How Much Would the Charge Add to an Oil Shipment's Cost?
Analyst estimates suggest the 20 per cent charge could add approximately $16 per barrel to crude oil transiting the strait. For a fully loaded VLCC carrying 2 million barrels, this translates to a single-voyage cost increase of between $15 million and $32 million, depending on prevailing oil prices and the calculation methodology applied.
What Is Iran's Position?
Iran rejected US jurisdictional authority over the strait while simultaneously implying it may consider its own fair toll, suggesting Tehran's objection is to American control rather than the concept of fee collection itself. Iran asserts its status as the waterway's legitimate guardian under international law given its coastal-state position under UNCLOS.
What This Episode Signals Beyond the Immediate Toll
The Trump 20 per cent charge on Strait of Hormuz cargo, regardless of its ultimate legal viability or practical implementation, marks a meaningful shift in how major powers are willing to treat critical maritime infrastructure. If the precedent of unilateral toll imposition at an internationally recognised transit strait is established, even in contested form, it creates a template that other nations could reference in relation to their own strategic chokepoints, including the Turkish Straits, the Strait of Malacca, and the Bab-el-Mandeb.

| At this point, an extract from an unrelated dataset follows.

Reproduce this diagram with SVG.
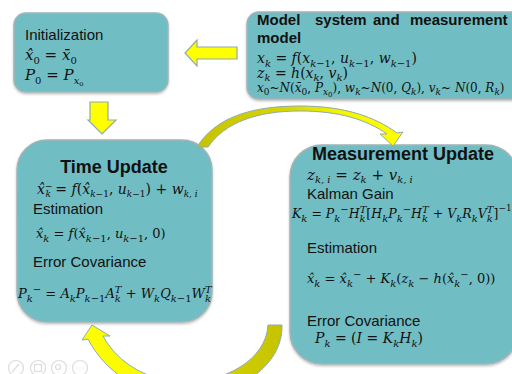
<svg xmlns="http://www.w3.org/2000/svg" width="512" height="374" viewBox="0 0 512 374">
<style>
.box{fill:#6fbec4;stroke:#a3b4b6;stroke-width:1.5}
.tx{font-family:"Liberation Sans",Arial,sans-serif;fill:#111;font-size:15px}
.b{font-weight:bold}
.h{font-size:18px}
.mt{font-family:"DejaVu Serif","Liberation Serif",serif;font-style:italic;fill:#111;font-size:14px}
.m13{font-size:13px}
.m125{font-size:12.5px}
.m12{font-size:12px}
.m15{font-size:15px}
.u{font-style:normal}
.s{font-size:10px}
.s9{font-size:9px}
.ss{font-size:7px}
.arr{fill:#ffff00;stroke:#8eaaae;stroke-width:1.2}
.ic{fill:none;stroke:#dcdcdc;stroke-width:1.2}
</style>
<defs>
<filter id="sh" x="-5%" y="-5%" width="110%" height="115%">
<feDropShadow dx="0" dy="1.5" stdDeviation="1" flood-color="#000" flood-opacity="0.25"/>
</filter>
<linearGradient id="gTop" gradientUnits="userSpaceOnUse" x1="197" y1="0" x2="400" y2="0">
<stop offset="0" stop-color="#c6c300"/>
<stop offset="0.45" stop-color="#d8d600"/>
<stop offset="0.7" stop-color="#f4f400"/>
<stop offset="1" stop-color="#ffff00"/>
</linearGradient>
<linearGradient id="gBot" gradientUnits="userSpaceOnUse" x1="85" y1="0" x2="282" y2="0">
<stop offset="0" stop-color="#ffff00"/>
<stop offset="0.45" stop-color="#f6f600"/>
<stop offset="0.65" stop-color="#d4d200"/>
<stop offset="1" stop-color="#c6c300"/>
</linearGradient>
</defs>

<g id="init">
<rect class="box" x="14" y="13" width="154" height="79" rx="12" filter="url(#sh)"/>
<text class="tx" x="25" y="40">Initialization</text>
<text class="mt m15" x="25" y="60">x̂<tspan class="s u" dy="4">0</tspan><tspan class="u" dy="-4"> = </tspan>x̄<tspan class="s u" dy="4">0</tspan></text>
<text class="mt m15" x="25" y="80">P<tspan class="s u" dy="4">0</tspan><tspan class="u" dy="-4"> = </tspan>P<tspan class="s" dy="4">x</tspan><tspan class="ss u" dy="2">o</tspan></text>
</g>

<g id="model">
<rect class="box" x="247" y="12" width="280" height="87" rx="12" filter="url(#sh)"/>
<text class="tx b" y="25"><tspan x="257">Model</tspan><tspan x="315">system</tspan><tspan x="373">and</tspan><tspan x="410">measurement</tspan></text>
<text class="tx b" x="257" y="43">model</text>
<text class="mt" x="257" y="63">x<tspan class="s" dy="4">k</tspan><tspan class="u" dy="-4"> = </tspan>f<tspan class="u">(</tspan>x<tspan class="s" dy="4">k<tspan class="u">−1</tspan></tspan><tspan class="u" dy="-4">, </tspan>u<tspan class="s" dy="4">k<tspan class="u">−1</tspan></tspan><tspan class="u" dy="-4">, </tspan>w<tspan class="s" dy="4">k<tspan class="u">−1</tspan></tspan><tspan class="u" dy="-4">)</tspan></text>
<text class="mt" x="257" y="78">z<tspan class="s" dy="3">k</tspan><tspan class="u" dy="-3"> = </tspan>h<tspan class="u">(</tspan>x<tspan class="s" dy="3">k</tspan><tspan class="u" dy="-3">, </tspan>v<tspan class="s" dy="3">k</tspan><tspan class="u" dy="-3">)</tspan></text>
<text class="mt m12" x="257" y="92">x<tspan class="s9 u" dy="3">0</tspan><tspan class="u" dy="-3">~</tspan>N<tspan class="u">(</tspan>x̄<tspan class="s9 u" dy="3">0</tspan><tspan class="u" dy="-3">, </tspan>P<tspan class="s9" dy="3">x</tspan><tspan class="ss u" dy="2">0</tspan><tspan class="u" dy="-5">), </tspan>w<tspan class="s9" dy="3">k</tspan><tspan class="u" dy="-3">~</tspan>N<tspan class="u">(0, </tspan>Q<tspan class="s9" dy="3">k</tspan><tspan class="u" dy="-3">), </tspan>v<tspan class="s9" dy="3">k</tspan><tspan class="u" dy="-3">~ </tspan>N<tspan class="u">(0, </tspan>R<tspan class="s9" dy="3">k</tspan><tspan class="u" dy="-3">)</tspan></text>
</g>

<g id="time-update">
<rect class="box" x="17" y="140" width="195" height="182" rx="30" filter="url(#sh)"/>
<text class="tx b h" x="114" y="173" text-anchor="middle">Time Update</text>
<text class="mt" x="37" y="194">x̂<tspan class="s9 u" dy="-5">−</tspan><tspan class="s9" dx="-7" dy="8">k</tspan><tspan class="u" dy="-3"> = </tspan>f<tspan class="u">(</tspan>x̂<tspan class="s9" dy="3">k<tspan class="u">−1</tspan></tspan><tspan class="u" dy="-3">, </tspan>u<tspan class="s9" dy="3">k<tspan class="u">−1</tspan></tspan><tspan class="u" dy="-3">) + </tspan>w<tspan class="s9" dy="3">k, i</tspan></text>
<text class="tx" x="33" y="214">Estimation</text>
<text class="mt m13" x="36" y="238">x̂<tspan class="s" dy="4">k</tspan><tspan class="u" dy="-4"> = </tspan>f<tspan class="u">(</tspan>x̂<tspan class="s" dy="4">k<tspan class="u">−1</tspan></tspan><tspan class="u" dy="-4">, </tspan>u<tspan class="s" dy="4">k<tspan class="u">−1</tspan></tspan><tspan class="u" dy="-4">, 0)</tspan></text>
<text class="tx" x="33" y="267">Error Covariance</text>
<text class="mt m13" x="18" y="298">P<tspan class="s" dy="4">k</tspan><tspan class="s u" dy="-9">−</tspan><tspan class="u" dy="5"> = </tspan>A<tspan class="s" dy="4">k</tspan><tspan dy="-4">P</tspan><tspan class="s" dy="4">k<tspan class="u">−1</tspan></tspan><tspan dy="-4">A</tspan><tspan class="s" dy="4">k</tspan><tspan class="s" dx="-6" dy="-9">T</tspan><tspan class="u" dy="5"> + </tspan>W<tspan class="s" dy="4">k</tspan><tspan dy="-4">Q</tspan><tspan class="s" dy="4">k<tspan class="u">−1</tspan></tspan><tspan dy="-4">W</tspan><tspan class="s" dy="4">k</tspan><tspan class="s" dx="-6" dy="-9">T</tspan></text>
</g>

<g id="measurement-update">
<rect class="box" x="290" y="145" width="228" height="219" rx="32" filter="url(#sh)"/>
<text class="tx b h" x="312" y="160">Measurement Update</text>
<text class="mt m15" x="307" y="180">z<tspan class="s" dy="3">k, i</tspan><tspan class="u" dy="-3"> = </tspan>z<tspan class="s" dy="3">k</tspan><tspan class="u" dy="-3"> + </tspan>v<tspan class="s" dy="3">k, i</tspan></text>
<text class="tx" x="307" y="199">Kalman Gain</text>
<text class="mt m125" x="292" y="218">K<tspan class="s" dy="4">k</tspan><tspan class="u" dy="-4"> = </tspan>P<tspan class="s" dy="4">k</tspan><tspan class="s u" dy="-9">−</tspan><tspan dy="5">H</tspan><tspan class="s" dy="4">k</tspan><tspan class="s" dx="-6" dy="-9">T</tspan><tspan class="u" dy="5">[</tspan>H<tspan class="s" dy="4">k</tspan><tspan dy="-4">P</tspan><tspan class="s" dy="4">k</tspan><tspan class="s u" dy="-9">−</tspan><tspan dy="5">H</tspan><tspan class="s" dy="4">k</tspan><tspan class="s" dx="-6" dy="-9">T</tspan><tspan class="u" dy="5"> + </tspan>V<tspan class="s" dy="4">k</tspan><tspan dy="-4">R</tspan><tspan class="s" dy="4">k</tspan><tspan dy="-4">V</tspan><tspan class="s" dy="4">k</tspan><tspan class="s" dx="-6" dy="-9">T</tspan><tspan class="u" dy="5">]</tspan><tspan class="s9 u" dy="-7">−1</tspan></text>
<text class="tx" x="307" y="253">Estimation</text>
<text class="mt m13" x="307" y="283">x̂<tspan class="s" dy="4">k</tspan><tspan class="u" dy="-4"> = </tspan>x̂<tspan class="s" dy="4">k</tspan><tspan class="s u" dy="-9">−</tspan><tspan class="u" dy="5"> + </tspan>K<tspan class="s" dy="4">k</tspan><tspan class="u" dy="-4">(</tspan>z<tspan class="s" dy="4">k</tspan><tspan class="u" dy="-4"> − </tspan>h<tspan class="u">(</tspan>x̂<tspan class="s" dy="4">k</tspan><tspan class="s u" dy="-9">−</tspan><tspan class="u" dy="5">, 0))</tspan></text>
<text class="tx" x="307" y="326">Error Covariance</text>
<text class="mt" x="315" y="343">P<tspan class="s" dy="4">k</tspan><tspan class="u" dy="-4"> = (</tspan>I<tspan class="u"> = </tspan>K<tspan class="s" dy="4">k</tspan><tspan dy="-4">H</tspan><tspan class="s" dy="4">k</tspan><tspan class="u" dy="-4">)</tspan></text>
</g>

<g id="connectors">
<polygon class="arr" points="237,47 197,47 197,40 185,53 197,66 197,59 237,59"/>
<polygon class="arr" points="90,102 108,102 108,120 116,120 102,134 88,120 90,120"/>
<path d="M197,147 C215,118 250,106 300,106 C345,106 375,117 397,133 L403,132 L393,146 L380,134 L387,134 C367,120 340,111 300,111 C258,111 225,122 208,147 Z" fill="url(#gTop)" stroke="#8eaaae" stroke-width="1"/>
<path d="M282,325 C283,365 240,396 185,396 C140,396 105,372 88,339 L82,340 L92,325 L110,336 L103,336 C118,364 150,382 185,382 C225,382 266,360 268,325 Z" fill="url(#gBot)" stroke="#8eaaae" stroke-width="1"/>
</g>

<g id="controls">
<circle class="ic" cx="16" cy="368" r="7.5"/>
<path class="ic" d="M12,372 L19,364"/>
<circle class="ic" cx="38" cy="368" r="7.5"/>
<rect class="ic" x="34.5" y="364.5" width="7" height="7"/>
<circle class="ic" cx="59" cy="368" r="7.5"/>
<circle class="ic" cx="58" cy="367" r="2.5"/>
<circle class="ic" cx="80" cy="368" r="7.5"/>
<path class="ic" d="M76.5,368 h1 M79.5,368 h1 M82.5,368 h1"/>
</g>
</svg>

The escalation-ceasefire-re-escalation pattern that has characterised US-Iran relations throughout 2026 also introduces a structural uncertainty premium into energy market pricing that is difficult to model. Markets can price a specific risk; they struggle to price policy unpredictability itself. For energy importers, OMCs, and sovereign fiscal planners across Asia, the practical takeaway is that scenario planning must now incorporate sustained Hormuz freight cost increases, oil price volatility above $85 per barrel, and currency pressure as concurrent rather than sequential risks.
Disclaimer: This article contains forward-looking analysis, market projections, and scenario assessments based on publicly available information as of the date of writing. Nothing in this article constitutes financial, investment, or policy advice. Oil price forecasts and cost estimates are sourced from third-party analyst commentary and are subject to significant uncertainty. Readers should conduct independent research before making any investment or commercial decisions.